If people knew the future of most change initiatives, they would tip Nostradamus, thank him for the vision, and head in the other direction.
We need to learn to flip the script on organizational transformation so that we can stop making the same critical mistakes and start enjoying greater success. In part one of Avoid Business Transformation Failure: 3 Transformative Truths we discussed how half-hearted and poorly-executed transformations cause rubber band effects which disrupt organizations and demoralize employees and managers alike.
In this installment we will explore the three transformative truths that will leads us away from a future of struggle and into a future that maximizes our organizational strengths and opportunities.
If the existing order contains the DNA of how things are done today, then any transformative change requires altering that DNA. That’s the first truth of transformation; it requires a sizable break from the way things are today.
Transformative Truth #1 - Transformation requires a sizable break from the way things are done today.
If what you do today got you today’s results then what will a slight variation bring? More of the same of course, which is why transformation requires disruption. When we talk about disruption we are really talking about bringing about a fundamental change in how we design our organizations. This includes both our business and operating models. This is the first realization necessary to avoiding a rubber band change.
A big part of flipping the traditional transformation script is realizing the new has to be different than the old, but that is challenging given our desire for loss aversion. As we said earlier, no one does anything they do not value. To flip the script we need more than a reason; we need a higher purpose to give us a ‘why’ that transcends our loss aversion.
Transformative Truth #2 - Transformation requires a clear, higher purpose with real stakes that everyone must contribute to in order to achieve success.
Our ‘why’ should always orient our ‘what’ or else we splice regression into the DNA of even the best intentioned transformation. To put it in organizational design language, our business model should always contain the ‘call to action’ for our operating model. I’ve only worked on a few transformations that have gotten this right because it requires accepting a fair degree of upfront risk - the risk of accepting that everyone may see your failure.
“Leadership must model the change for all groups or departments involved, which means taking on the initial risk much like a venture capitalist.” - Mark Hill
The higher purpose ‘why’ needs to be visible and measurable to drive for everyone’s work, and it ultimately needs to contribute to bottom-line success.
In a poll taken at a recent conference, I found out that 50% of people in an active transformation do not have a primary measure of success. They do not have a ‘call to action’ that goes deeper than a desire to operate differently. Difference for difference’s sake is the siren call for confusion and regression. The impulse for today’s difference can easily turn into a desire for yesterday’s standard, especially during the dog days every serious transformation experiences.
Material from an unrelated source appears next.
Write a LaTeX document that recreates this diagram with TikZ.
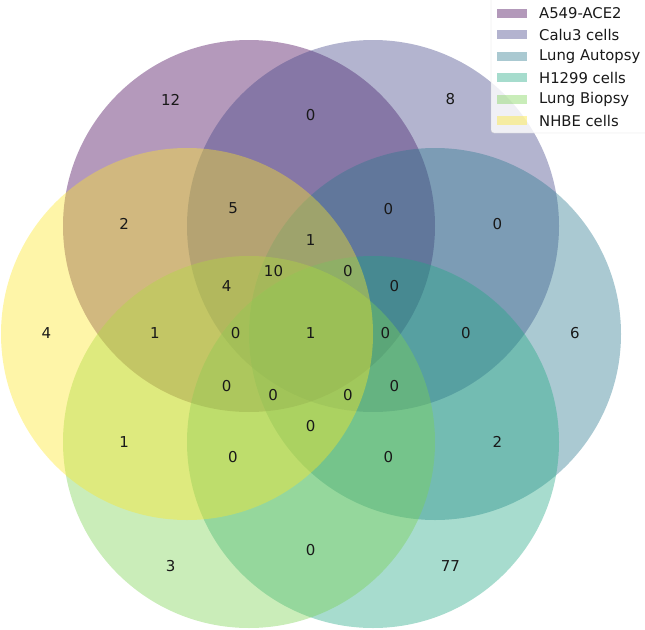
\documentclass[tikz,border=0pt]{standalone}
\usepackage{fontspec}
\setmainfont{DejaVu Sans}
\definecolor{cA}{RGB}{68,1,84}
\definecolor{cB}{RGB}{65,68,135}
\definecolor{cC}{RGB}{42,120,142}
\definecolor{cD}{RGB}{34,168,132}
\definecolor{cE}{RGB}{122,209,81}
\definecolor{cF}{RGB}{253,231,37}
\tikzset{
  setcirc/.style={fill=#1, fill opacity=0.4, draw=none},
  num/.style={font=\fontsize{15}{15}\selectfont, text=black!90, inner sep=0pt},
  legtext/.style={font=\fontsize{14.8}{14.8}\selectfont, text=black!90, anchor=west, inner sep=0pt},
  legpatch/.style={fill=#1, fill opacity=0.4, draw=none, minimum width=30pt, minimum height=9pt, inner sep=0pt},
}
\begin{document}
\begin{tikzpicture}[x=1pt,y=-1pt]
\useasboundingbox (0,0) rectangle (645,629);
% circles
\fill[setcirc=cA] (249,226) circle (186);
\fill[setcirc=cB] (373,226) circle (186);
\fill[setcirc=cC] (435,334) circle (186);
\fill[setcirc=cD] (373,442) circle (186);
\fill[setcirc=cE] (249,442) circle (186);
\fill[setcirc=cF] (187,334) circle (186);
% numbers
\node[num] (n1) at (170.7,99.5) {12};
\node[num] (n2) at (310.6,115.5) {0};
\node[num] (n3) at (450.4,99.5) {8};
\node[num] (n4) at (124.2,223.8) {2};
\node[num] (n5) at (233.2,208.6) {5};
\node[num] (n6) at (388.3,208.6) {0};
\node[num] (n7) at (497.3,223.8) {0};
\node[num] (n8) at (310.6,239.9) {1};
\node[num] (n9) at (273.5,271.2) {10};
\node[num] (n10) at (348,271.2) {0};
\node[num] (n11) at (226.7,286.4) {4};
\node[num] (n12) at (394.5,286.4) {0};
\node[num] (n13) at (46.5,333) {4};
\node[num] (n14) at (155,333) {1};
\node[num] (n15) at (235.7,333) {0};
\node[num] (n16) at (310.6,333) {1};
\node[num] (n17) at (385.4,333) {0};
\node[num] (n18) at (466,333) {0};
\node[num] (n19) at (575,333) {6};
\node[num] (n20) at (226.7,385.9) {0};
\node[num] (n21) at (273.1,395.1) {0};
\node[num] (n22) at (348,395.1) {0};
\node[num] (n23) at (394.5,385.9) {0};
\node[num] (n24) at (310.6,426) {0};
\node[num] (n25) at (124.2,442) {1};
\node[num] (n26) at (232.8,457.3) {0};
\node[num] (n27) at (388.3,457.3) {0};
\node[num] (n28) at (497.3,442) {2};
\node[num] (n29) at (310.6,550.3) {0};
\node[num] (n30) at (170.7,566.4) {3};
\node[num] (n31) at (450.4,566.4) {77};
% legend
\path[fill=white, fill opacity=0.8, draw=black!20, draw opacity=0.8, rounded corners=3pt] (491,-10) rectangle (660,133);
\node[legpatch=cA] (p1) at (512,13.3) {};
\node[legpatch=cB] (p2) at (512,34.8) {};
\node[legpatch=cC] (p3) at (512,56.3) {};
\node[legpatch=cD] (p4) at (512,77.8) {};
\node[legpatch=cE] (p5) at (512,99.3) {};
\node[legpatch=cF] (p6) at (512,120.8) {};
\node[legtext] (t1) at (539,13.3) {A549-ACE2};
\node[legtext] (t2) at (539,34.8) {Calu3 cells};
\node[legtext] (t3) at (539,56.3) {Lung Autopsy};
\node[legtext] (t4) at (539,77.8) {H1299 cells};
\node[legtext] (t5) at (539,99.3) {Lung Biopsy};
\node[legtext] (t6) at (539,120.8) {NHBE cells};
\end{tikzpicture}
\end{document}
A higher purpose-focused business design can be challenging enough to navigate, but it is almost impossible when you are living in the old-world power structure. The old world explains its value by doing old-world things; when it loses the underpinnings of that purpose its adherents start mounting those machine guns on old pick-up trucks.
The old world desires old-world ways of doing things and the new world, which is being built to simplify the old and create value faster, quickly finds itself outnumbered.
Transformative Truth #3 – Create a power structure with autonomy and authority equal to the magnitude of the change.
Towards the beginning of this article I talked about people only doing what they value so a natural next question is: Where do people get their values? Leaders play a strong role in determining values which informs how their people function. That’s why a distinct transformational power structure is essential. Leadership must model the change for all groups or departments involved, which means taking on the initial risk much like a venture capitalist.
Typically this group is called a transformation management office. Their role is to embody these three transformative truths and create the new strands of organizational DNA. The authority of the transformation management office should be directly given and linked to the C-Suite; anything less leaves them operating in a rubber band world which does not provide the authority or, as importantly, the autonomy to create a brave new transformed model.
Flipping the script on traditional transformation requires escaping the traditional rubber band world of change. The greatest danger for transformation leaders isn’t the risk of failing to fully transform; it is creating the rubber band conditions to walk straight into the alligator pit.
The good news is the alligator pit is a threat - not a promise. We have the three transformative truths to help test the path and create the DNA necessary for transforming the value of your company.